WHAT YOU HAVE TO DO: Make an exact copy of each entry, leaving out every picture.

DATASET RECORDS:
= = = =

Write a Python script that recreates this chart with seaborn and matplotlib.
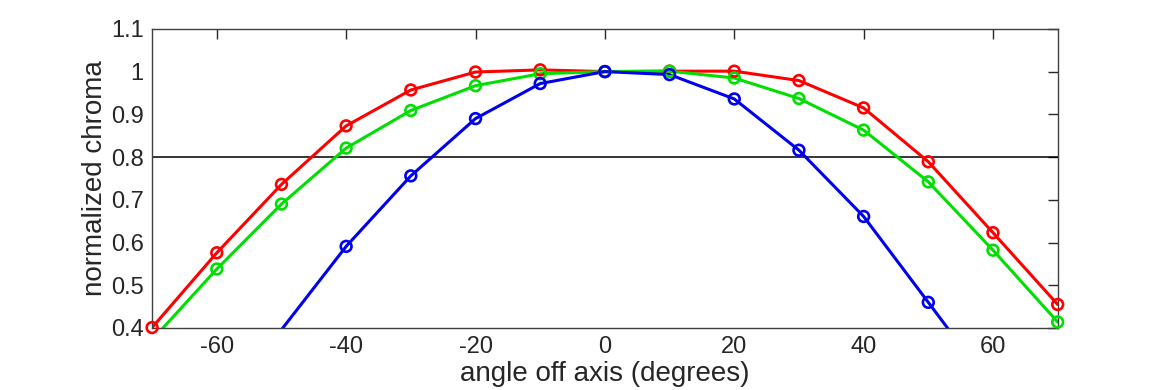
import matplotlib
matplotlib.use("Agg")
import matplotlib.pyplot as plt
import seaborn as sns
import pandas as pd

angles = [-70, -60, -50, -40, -30, -20, -10, 0, 10, 20, 30, 40, 50, 60, 70]
red = [0.401, 0.576, 0.736, 0.873, 0.957, 0.999, 1.004, 1.000, 1.001, 1.001, 0.979, 0.915, 0.789, 0.623, 0.455]
green = [0.372, 0.538, 0.690, 0.821, 0.909, 0.967, 0.995, 1.000, 1.001, 0.985, 0.937, 0.863, 0.742, 0.582, 0.414]
blue = [0.03, 0.21, 0.396, 0.591, 0.756, 0.890, 0.972, 1.000, 0.993, 0.936, 0.816, 0.661, 0.460, 0.258, 0.07]
series_names = ["red", "green", "blue"]
series_colors = ["#ff0000", "#00e000", "#0000ee"]
threshold = 0.8
x_ticks = [-60, -40, -20, 0, 20, 40, 60]
y_ticks = [0.4, 0.5, 0.6, 0.7, 0.8, 0.9, 1.0, 1.1]
y_tick_labels = ["0.4", "0.5", "0.6", "0.7", "0.8", "0.9", "1", "1.1"]

sns.set_style("white")
plt.rcParams["font.family"] = ["Liberation Sans Narrow", "Liberation Sans", "DejaVu Sans"]

df = pd.concat([
    pd.DataFrame({"angle": angles, "chroma": vals, "series": name})
    for name, vals in zip(series_names, [red, green, blue])
])

fig = plt.figure(figsize=(11.7, 3.9), dpi=100)
ax = fig.add_axes([0.130, 0.159, 0.774, 0.767])

ax.axhline(threshold, color="black", linewidth=1.1, zorder=1)

sns.lineplot(data=df, x="angle", y="chroma", hue="series", hue_order=series_names,
             palette=series_colors, linewidth=2.2, legend=False, ax=ax, sort=False,
             zorder=2)

ax.set_xlim(-70, 70)
ax.set_ylim(0.4, 1.1)

# markers only for points inside the axes (not clipped at the frame)
inside = df[(df["chroma"] >= 0.4) & (df["chroma"] <= 1.1)]
sns.scatterplot(data=inside, x="angle", y="chroma", hue="series", hue_order=series_names,
                palette=series_colors, marker="o", s=60, facecolor="none",
                linewidth=1.9, legend=False, ax=ax, clip_on=False, zorder=3)
coll = ax.collections[-1]
name_to_color = dict(zip(series_names, series_colors))
coll.set_edgecolors([name_to_color[s] for s in inside["series"]])
coll.set_facecolors("none")

ax.set_xlim(-70, 70)
ax.set_ylim(0.4, 1.1)
ax.set_xticks(x_ticks)
ax.set_xticklabels([str(t) for t in x_ticks])
ax.set_yticks(y_ticks)
ax.set_yticklabels(y_tick_labels)
ax.tick_params(direction="in", length=7, width=1, colors="#262626", labelsize=17,
               top=True, right=True, labelcolor="#262626", pad=6)
for s in ax.spines.values():
    s.set_color("#404040")
    s.set_linewidth(1)
    s.set_visible(True)
ax.set_xlabel("angle off axis (degrees)", fontsize=20, color="#262626", labelpad=2)
ax.set_ylabel("normalized chroma", fontsize=20, color="#262626", labelpad=2)

fig.savefig("out.png", dpi=100)
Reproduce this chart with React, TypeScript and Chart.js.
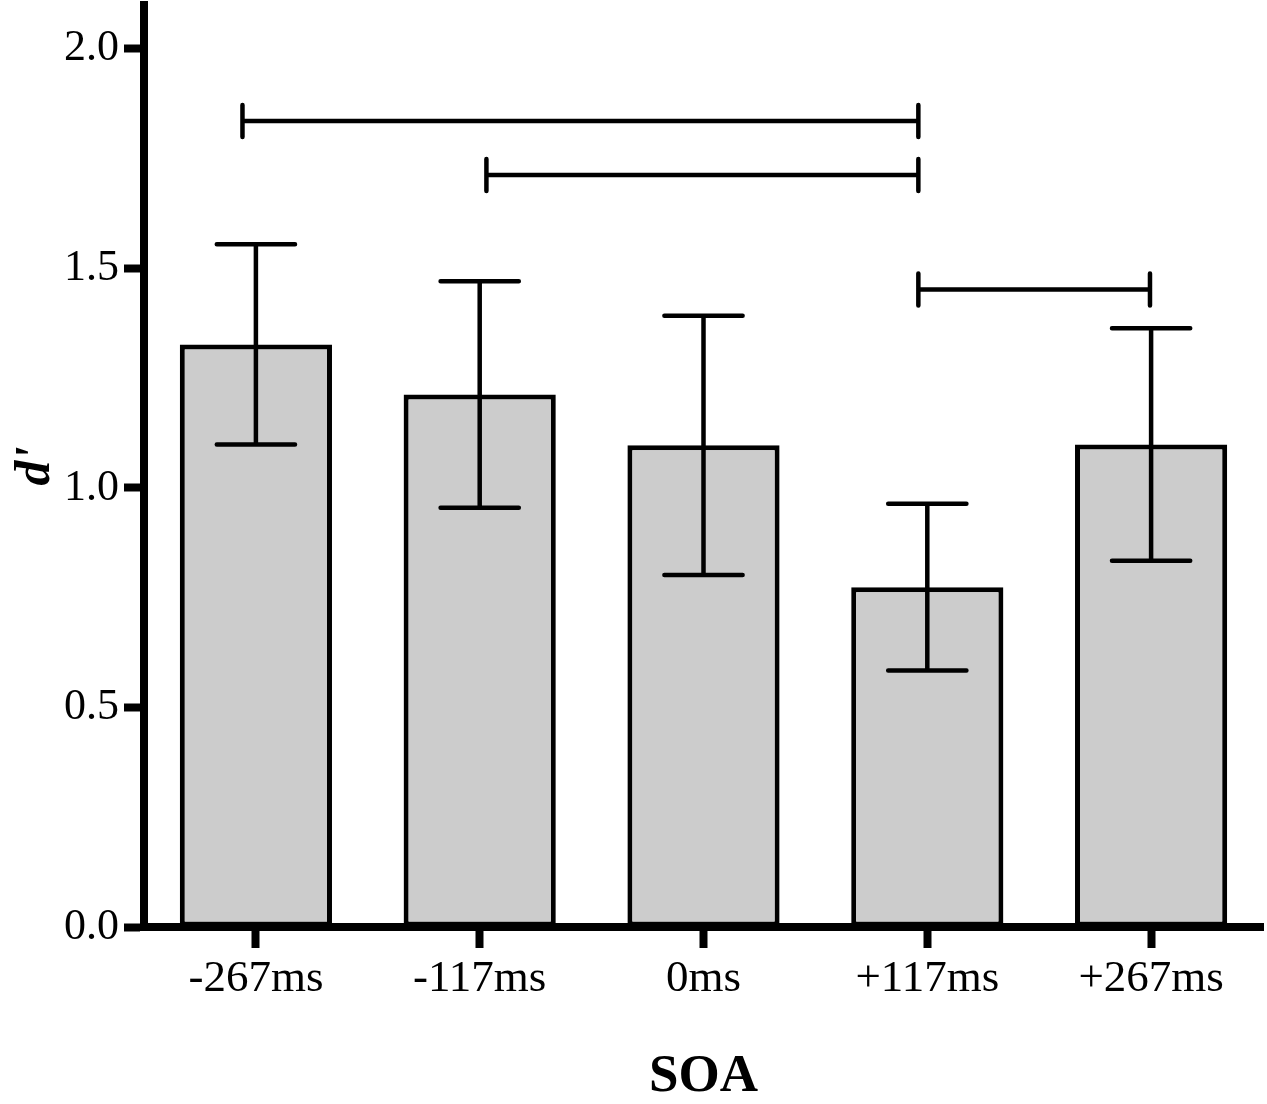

= = = =

SOLVED EXERCISE:
Write a Python script that recreates this chart with seaborn and matplotlib.
import matplotlib
matplotlib.use("Agg")
import matplotlib.pyplot as plt
import seaborn as sns
import pandas as pd

angles = [-70, -60, -50, -40, -30, -20, -10, 0, 10, 20, 30, 40, 50, 60, 70]
red = [0.401, 0.576, 0.736, 0.873, 0.957, 0.999, 1.004, 1.000, 1.001, 1.001, 0.979, 0.915, 0.789, 0.623, 0.455]
green = [0.372, 0.538, 0.690, 0.821, 0.909, 0.967, 0.995, 1.000, 1.001, 0.985, 0.937, 0.863, 0.742, 0.582, 0.414]
blue = [0.03, 0.21, 0.396, 0.591, 0.756, 0.890, 0.972, 1.000, 0.993, 0.936, 0.816, 0.661, 0.460, 0.258, 0.07]
series_names = ["red", "green", "blue"]
series_colors = ["#ff0000", "#00e000", "#0000ee"]
threshold = 0.8
x_ticks = [-60, -40, -20, 0, 20, 40, 60]
y_ticks = [0.4, 0.5, 0.6, 0.7, 0.8, 0.9, 1.0, 1.1]
y_tick_labels = ["0.4", "0.5", "0.6", "0.7", "0.8", "0.9", "1", "1.1"]

sns.set_style("white")
plt.rcParams["font.family"] = ["Liberation Sans Narrow", "Liberation Sans", "DejaVu Sans"]

df = pd.concat([
    pd.DataFrame({"angle": angles, "chroma": vals, "series": name})
    for name, vals in zip(series_names, [red, green, blue])
])

fig = plt.figure(figsize=(11.7, 3.9), dpi=100)
ax = fig.add_axes([0.130, 0.159, 0.774, 0.767])

ax.axhline(threshold, color="black", linewidth=1.1, zorder=1)

sns.lineplot(data=df, x="angle", y="chroma", hue="series", hue_order=series_names,
             palette=series_colors, linewidth=2.2, legend=False, ax=ax, sort=False,
             zorder=2)

ax.set_xlim(-70, 70)
ax.set_ylim(0.4, 1.1)

# markers only for points inside the axes (not clipped at the frame)
inside = df[(df["chroma"] >= 0.4) & (df["chroma"] <= 1.1)]
sns.scatterplot(data=inside, x="angle", y="chroma", hue="series", hue_order=series_names,
                palette=series_colors, marker="o", s=60, facecolor="none",
                linewidth=1.9, legend=False, ax=ax, clip_on=False, zorder=3)
coll = ax.collections[-1]
name_to_color = dict(zip(series_names, series_colors))
coll.set_edgecolors([name_to_color[s] for s in inside["series"]])
coll.set_facecolors("none")

ax.set_xlim(-70, 70)
ax.set_ylim(0.4, 1.1)
ax.set_xticks(x_ticks)
ax.set_xticklabels([str(t) for t in x_ticks])
ax.set_yticks(y_ticks)
ax.set_yticklabels(y_tick_labels)
ax.tick_params(direction="in", length=7, width=1, colors="#262626", labelsize=17,
               top=True, right=True, labelcolor="#262626", pad=6)
for s in ax.spines.values():
    s.set_color("#404040")
    s.set_linewidth(1)
    s.set_visible(True)
ax.set_xlabel("angle off axis (degrees)", fontsize=20, color="#262626", labelpad=2)
ax.set_ylabel("normalized chroma", fontsize=20, color="#262626", labelpad=2)

fig.savefig("out.png", dpi=100)
Reproduce this chart with React, TypeScript and Chart.js.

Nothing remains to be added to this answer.